In the C language, the e constant is defined in the
math.h header file, thus:
#define M_E 2.71828182845904523536028747135266250
Yes, it’s that important.
Your challenge is to write code that calculates the value e. It’s not really that difficult, once you unwind the formula shown in Figure 1 and translate it into C code. But that’s not all! No, you must run and run your the code through a loop in order to obtain the most accurate representation of the value e.

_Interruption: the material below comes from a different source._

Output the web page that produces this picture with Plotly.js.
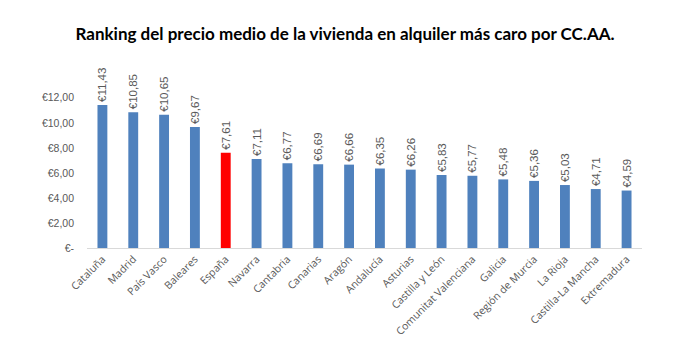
<!DOCTYPE html>
<html>
<head>
<meta charset="utf-8">
<script src="https://cdn.plot.ly/plotly-3.0.1.min.js"></script>
<style>html,body{margin:0;padding:0;background:#fff;}#chart{width:690px;height:344px;}</style>
</head>
<body>
<div id="chart"></div>
<script>
const categories = ["Cataluña","Madrid","País Vasco","Baleares","España","Navarra","Cantabria","Canarias","Aragón","Andalucía","Asturias","Castilla y León","Comunitat Valenciana","Galicia","Región de Murcia","La Rioja","Castilla-La Mancha","Extremadura"];
const values = [11.43,10.85,10.65,9.67,7.61,7.11,6.77,6.69,6.66,6.35,6.26,5.83,5.77,5.48,5.36,5.03,4.71,4.59];
const highlight = "España";
const tickVals = [0,2,4,6,8,10,12];
const tickLabels = ["€-","€2,00","€4,00","€6,00","€8,00","€10,00","€12,00"];

const labels = values.map(v => "€" + v.toFixed(2).replace(".", ","));
const colors = categories.map(c => c === highlight ? "#FF0000" : "#4F81BD");

Plotly.newPlot("chart", [{
  type: "bar",
  x: categories,
  y: values,
  marker: {color: colors},
  text: labels,
  textposition: "outside",
  textangle: -90,
  constraintext: "none",
  cliponaxis: false,
  textfont: {family: "Liberation Sans, Arial, sans-serif", size: 11.5, color: "#595959"},
  hoverinfo: "none"
}], {
  width: 690, height: 344,
  margin: {l: 87, r: 48, t: 74, b: 96},
  bargap: 0.68,
  paper_bgcolor: "#fff", plot_bgcolor: "#fff",
  title: {text: "Ranking del precio medio de la vivienda en alquiler más caro por CC.AA.",
          font: {family: "Lato, Open Sans, sans-serif", size: 17, color: "#000", weight: "bold"},
          x: 0.5, xanchor: "center", y: 0.9, yanchor: "middle", yref: "container"},
  xaxis: {tickangle: -45, tickfont: {family: "Open Sans, Lato, sans-serif", size: 10.5, color: "#595959"},
          showline: true, linecolor: "#D9D9D9", linewidth: 1, ticks: "", showgrid: false, fixedrange: true},
  yaxis: {range: [0, 13.9], tickvals: tickVals, ticktext: tickLabels, showgrid: false, zeroline: false,
          showline: false, ticks: "", ticklabelstandoff: 12,
          tickfont: {family: "Liberation Sans, Arial, sans-serif", size: 10.5, color: "#595959"}}
}, {displayModeBar: false, staticPlot: true});
</script>
</body>
</html>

How do you know your calculation is a “most accurate representation”? As your code calculates the value of e, compare your result with the defined constant
M_E. The program shouldn’t finish its calculations until both your value and the
M_E constant match.
But wait! There’s more . . .
As your code loops, count the iterations. Once the program arrives at the same value as defined constant
M_E, output the number of loops it took to make the match. Here’s output from my solution:
The computer calculated 2.718282 after 220825296 loops
TIP: Some platforms require that you link in the math library if you use any C language math functions. The command line switch to do so is
-lm (little L, little M).
If you’re using a terminal window to run your solution, use the time command to see how long it takes the computer to arrive at the solution. Here is the output on my iMac Pro running a 3.2GHz 8-Core Intel Xeon W:
The computer calculated 2.718282 after 220825296 loops real 0m6.678s user 0m6.672s sys 0m0.004s
Here is the output on a PC (Intel NUC) running a 3.1GHz Core i7:
The computer calculated 2.718282 after 220825296 loops real 0m9.696s user 0m9.688s sys 0m0.016s
There! I made my PC feel like crap all day! Perhaps you can do the same!
Please try this Exercise on your own before you view my solution, which I’ll post in a week.